Dalam hal ini, Kang Jalal sudah dapat diposisikan sebagai provokator. Lucunya, ucapan radikal dan provokatif Kang Jalal yang disampaikan di tengah-tengah tokoh yang selama ini mencitrakan pejuang kedamaian, justru disikapi biasa-biasa saja.
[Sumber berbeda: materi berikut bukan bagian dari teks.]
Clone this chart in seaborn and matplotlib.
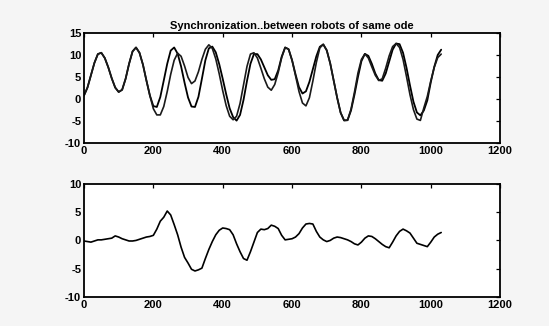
import numpy as np
import pandas as pd
import matplotlib
matplotlib.use("Agg")
import matplotlib.pyplot as plt
import seaborn as sns

# ---- data ----
x_top = list(range(0, 1040, 10))
robot_a = [0.8, 2.6, 5.4, 8.2, 10.2, 10.5, 9.3, 7.2, 4.7, 2.6,
           1.6, 2.1, 4.6, 8.0, 10.8, 11.7, 10.5, 7.8, 4.2, 0.8,
           -1.6, -1.8, 0.45, 4.2, 8.0, 11.0, 11.7, 10.3, 7.4, 3.7,
           0.35, -1.7, -1.8, 0.5, 4.6, 8.8, 11.5, 11.9, 10.6, 7.9,
           4.6, 1.1, -2.1, -4.1, -4.9, -3.6, -0.2, 4.1, 8.0, 10.2,
           10.2, 9.0, 7.2, 5.4, 4.35, 4.5, 6.5, 9.6, 11.7, 11.3,
           8.8, 5.6, 2.7, 1.25, 1.75, 3.9, 6.8, 9.7, 11.85, 12.4,
           11.05, 8.1, 4.2, 0.3, -3.1, -4.85, -4.8, -2.6, 1.0, 5.0,
           8.6, 10.25, 9.8, 8.0, 5.8, 4.3, 4.15, 5.8, 8.5, 11.2,
           12.6, 12.45, 10.5, 7.1, 3.1, -0.6, -3.05, -3.7, -2.6, -0.3,
           3.8, 7.3, 10.0, 11.2]
robot_b = [0.8, 2.6, 5.4, 8.2, 10.2, 10.5, 9.3, 7.2, 4.7, 2.6,
           1.6, 2.1, 4.6, 8.0, 10.8, 11.7, 10.5, 7.8, 4.2, 0.8,
           -2.2, -3.6, -3.6, -1.7, 1.7, 5.6, 8.8, 10.4, 9.7, 7.5,
           4.9, 3.5, 4.1, 6.2, 9.0, 11.3, 12.3, 11.5, 9.1, 5.7,
           1.9, -1.5, -3.9, -4.7, -3.9, -1.0, 3.2, 7.4, 10.2, 10.5,
           9.3, 7.0, 4.6, 2.7, 2.0, 3.3, 6.0, 9.4, 11.7, 11.3,
           8.8, 5.3, 1.7, -0.9, -1.55, 0.3, 4.1, 8.3, 11.6, 12.4,
           11.05, 8.1, 4.2, 0.3, -3.1, -4.85, -4.8, -2.3, 1.6, 5.9,
           9.0, 10.25, 9.3, 7.3, 5.4, 4.2, 4.6, 7.0, 9.8, 11.9,
           12.6, 11.7, 9.0, 5.1, 1.0, -2.4, -4.55, -4.85, -2.0, 0.6,
           4.1, 7.2, 9.4, 10.2]
diff = [-0.1, -0.2, -0.3, -0.1, 0.1, 0.1, 0.2, 0.3, 0.4, 0.8,
        0.6, 0.3, 0.1, -0.1, -0.1, 0.0, 0.2, 0.4, 0.6, 0.7,
        0.9, 2.0, 3.4, 4.1, 5.2, 4.5, 2.8, 1.0, -1.2, -3.0,
        -4.0, -5.1, -5.4, -5.2, -4.9, -3.2, -1.6, -0.2, 1.0, 1.8,
        2.2, 2.1, 1.9, 1.0, -0.6, -2.0, -3.2, -3.5, -2.0, -0.3,
        1.4, 2.0, 1.9, 2.1, 2.7, 2.5, 2.1, 0.9, 0.1, 0.2,
        0.3, 0.6, 1.2, 2.2, 2.9, 3.0, 2.9, 1.6, 0.6, 0.1,
        -0.2, 0.0, 0.4, 0.6, 0.5, 0.3, 0.1, -0.2, -0.6, -0.8,
        -0.3, 0.4, 0.8, 0.7, 0.3, -0.2, -0.7, -1.1, -1.3, -0.3,
        0.8, 1.6, 2.0, 1.7, 1.3, 0.4, -0.5, -0.7, -0.9, -1.1,
        -0.3, 0.6, 1.1, 1.4]

x_ticks = [0, 200, 400, 600, 800, 1000, 1200]
y_ticks_top = [-10, -5, 0, 5, 10, 15]
y_ticks_bot = [-10, -5, 0, 5, 10]
title = "Synchronization..between robots of same ode"

# ---- plotting ----
sns.set_style("white")
plt.rcParams["font.family"] = ["Liberation Sans", "DejaVu Sans"]
plt.rcParams["font.weight"] = "bold"
plt.rcParams["text.color"] = "black"

fig = plt.figure(figsize=(5.49, 3.26), dpi=100, facecolor="#f5f5f5")
ax1 = fig.add_axes([0.153, 0.561, 0.758, 0.338])
ax2 = fig.add_axes([0.153, 0.089, 0.758, 0.347])

df_top = pd.DataFrame({"x": x_top, "a": robot_a, "b": robot_b})
df_bot = pd.DataFrame({"x": x_top, "d": diff})

sns.lineplot(data=df_top, x="x", y="a", ax=ax1, color="black", linewidth=1.3)
sns.lineplot(data=df_top, x="x", y="b", ax=ax1, color="#1a1a1a", linewidth=1.2)
sns.lineplot(data=df_bot, x="x", y="d", ax=ax2, color="black", linewidth=1.2)

for ax, yt in ((ax1, y_ticks_top), (ax2, y_ticks_bot)):
    ax.set_facecolor("white")
    ax.set_xlim(0, 1200)
    ax.set_ylim(yt[0], yt[-1])
    ax.set_xticks(x_ticks)
    ax.set_yticks(yt)
    ax.set_xticklabels([str(v) for v in x_ticks], fontsize=8, fontweight="bold", color="black")
    ax.set_yticklabels([str(v) for v in yt], fontsize=8, fontweight="bold", color="black")
    ax.set_xlabel("")
    ax.set_ylabel("")
    ax.tick_params(direction="in", length=3, width=0.9, top=True, right=True,
                   pad=2, colors="black")
    for s in ax.spines.values():
        s.set_visible(True)
        s.set_color("black")
        s.set_linewidth(1.3)

ax1.set_title(title, fontsize=8, fontweight="bold", pad=3, color="black")

fig.savefig("out.png", dpi=100, facecolor=fig.get_facecolor())
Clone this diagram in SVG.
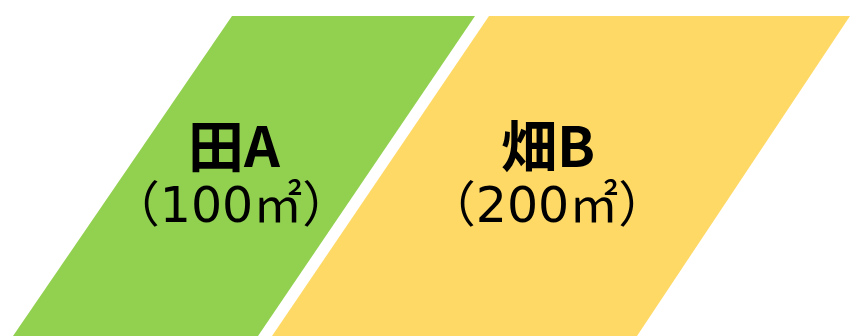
<svg xmlns="http://www.w3.org/2000/svg" width="850" height="336" viewBox="0 0 850 336">
<style>
.t1{font-family:"Noto Sans CJK JP","Noto Sans",sans-serif;font-weight:bold;font-size:56px;fill:#000;text-anchor:middle}
.t2{font-family:"Noto Sans CJK JP","Noto Sans",sans-serif;font-size:49px;fill:#000;text-anchor:middle}
.d{font-family:"DejaVu Sans","Noto Sans CJK JP",sans-serif}
</style>
<rect width="850" height="336" fill="#fff"/>
<g id="fieldA">
<polygon points="232,16 475,16 258,336 13,336" fill="#92D050"/>
<text class="t1" x="234" y="167">田A</text>
<text class="t2" x="231" y="222">（<tspan class="d">100</tspan>㎡）</text>
</g>
<g id="fieldB">
<polygon points="489,16 850,16 637,336 272,336" fill="#FFD966"/>
<text class="t1" x="548" y="167">畑B</text>
<text class="t2" x="547" y="222">（<tspan class="d">200</tspan>㎡）</text>
</g>
<g id="connectors"/>
</svg>
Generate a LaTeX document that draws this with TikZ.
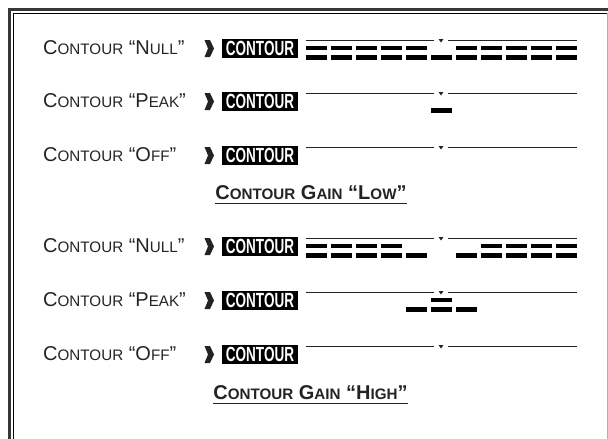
\documentclass[tikz,border=0pt]{standalone}
\usepackage{fontspec}
\setmainfont{Liberation Sans}
\newfontfamily\badgefont[FakeStretch=0.66]{Liberation Sans}
\usetikzlibrary{positioning}
\definecolor{inkgray}{RGB}{35,35,35}
\definecolor{framegray}{RGB}{55,55,55}
\definecolor{edgegray}{RGB}{175,175,175}
\newcommand{\smc}[1]{{\fontsize{15.2}{16}\selectfont #1}}
\newcommand{\smcb}[1]{{\fontsize{15.2}{16}\selectfont #1}}

\begin{document}
\begin{tikzpicture}[x=1pt, y=-1pt,
  lbl/.style={anchor=west, inner sep=0, font=\fontsize{20}{22}\selectfont, text=inkgray},
  badge/.style={fill=black, text=white, inner sep=0, minimum width=76, minimum height=19, font=\badgefont\bfseries\fontsize{20.5}{21}\selectfont},
  gain/.style={anchor=base, inner sep=0, font=\bfseries\fontsize{20}{22}\selectfont, text=inkgray},
  rule/.style={draw=inkgray, line width=1.4pt},
  uline/.style={draw=inkgray, line width=1.3pt},
  seg/.style={fill=black}
]
  \useasboundingbox (0,0) rectangle (608,439);

  % Frame (double line, open at the bottom)
  \draw[framegray, line width=3pt] (9.5,439) -- (9.5,9.5) -- (608,9.5);
  \draw[black, line width=0.9pt] (13,439) -- (13,13) -- (607,13);
  \draw[edgegray, line width=1pt] (607,13) -- (607,439);

  % Common parts of each row: chevron, badge, level rule with centre mark
  \foreach \C/\nm in {48/a, 101/b, 155/c, 246/d, 300/e, 354/f} {
    \fill[inkgray] (204.5,\C-8) -- (210,\C-8) -- (214,\C+0.5) -- (210,\C+9) -- (204.5,\C+9) -- (208,\C+0.5) -- cycle;
    \node[badge] (badge\nm) at (260,\C+0.5) {CONTOUR};
    \draw[rule] (306,\C-7.5) -- (434,\C-7.5);
    \draw[rule] (448,\C-7.5) -- (577,\C-7.5);
    \fill[inkgray] (438.5,\C-9) -- (443.5,\C-9) -- (441,\C-5.5) -- cycle;
  }

  % Gain "Low"
  \node[lbl] (nullLow) at (43,48) {C\smc{ONTOUR} “N\smc{ULL}”};
  \node[lbl] (peakLow) at (43,101) {C\smc{ONTOUR} “P\smc{EAK}”};
  \node[lbl] (offLow) at (43,155) {C\smc{ONTOUR} “O\smc{FF}”};
  \foreach \i in {1,2,3,4,5,7,8,9,10,11}
    \fill[seg] ({306+25*(\i-1)},45.5) rectangle ++(21,4.5);
  \foreach \i in {1,...,11}
    \fill[seg] ({306+25*(\i-1)},55) rectangle ++(21,5);
  \fill[seg] (431,108) rectangle ++(21,5);
  \node[gain] (gainLow) at (311,199) {C\smcb{ONTOUR} G\smcb{AIN} “L\smcb{OW}”};
  \draw[uline] ([yshift=-4.5pt]gainLow.base west) -- ([yshift=-4.5pt]gainLow.base east);

  % Gain "High"
  \node[lbl] (nullHigh) at (43,246) {C\smc{ONTOUR} “N\smc{ULL}”};
  \node[lbl] (peakHigh) at (43,300) {C\smc{ONTOUR} “P\smc{EAK}”};
  \node[lbl] (offHigh) at (43,354) {C\smc{ONTOUR} “O\smc{FF}”};
  \foreach \i in {1,2,3,4,8,9,10,11}
    \fill[seg] ({306+25*(\i-1)},243.5) rectangle ++(21,4.5);
  \foreach \i in {1,2,3,4,5,7,8,9,10,11}
    \fill[seg] ({306+25*(\i-1)},253) rectangle ++(21,5);
  \fill[seg] (431,297.5) rectangle ++(21,4.5);
  \foreach \i in {5,6,7}
    \fill[seg] ({306+25*(\i-1)},307) rectangle ++(21,5);
  \node[gain] (gainHigh) at (310.5,399) {C\smcb{ONTOUR} G\smcb{AIN} “H\smcb{IGH}”};
  \draw[uline] ([yshift=-4.5pt]gainHigh.base west) -- ([yshift=-4.5pt]gainHigh.base east);

\end{tikzpicture}
\end{document}
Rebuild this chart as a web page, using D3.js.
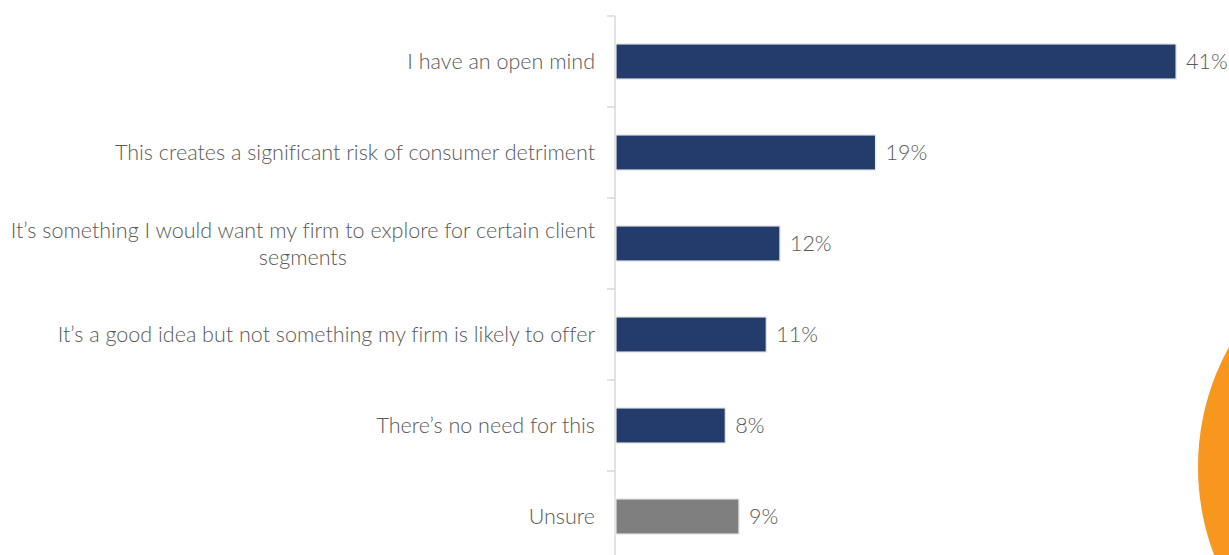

Begitulah watak pendukung kesesatan: mereka menganggap biasa bila radikalisme dan kekerasan itu dilakoni oleh penganut sekte sesat syi’ah, namun akan menjadi perbincangan panjang lebar penuh kritik dan caci maki bila hal yang sama keluar dari mulut kalangan Islam tertentu.
Para tokoh dan media massa yang suka menyakiti Ummat Islam bahkan secara tidak jujur memojokkannya, itupun demi membela kesestan yang merusak Islam, hendaknya takut kepada Allah dengan menghayati benar-benar ayat ini:
وَالَّذِينَ يُؤْذُونَ الْمُؤْمِنِينَ وَالْمُؤْمِنَاتِ بِغَيْرِ مَا اكْتَسَبُوا فَقَدِ احْتَمَلُوا بُهْتَانًا وَإِثْمًا مُبِينًا [الأحزاب : 58]
58. dan orang-orang yang menyakiti orang-orang yang mukmin dan mukminat tanpa kesalahan yang mereka perbuat, maka sesungguhnya mereka telah memikul kebohongan dan dosa yang nyata. (QS Al-Ahzab/ 33: 58).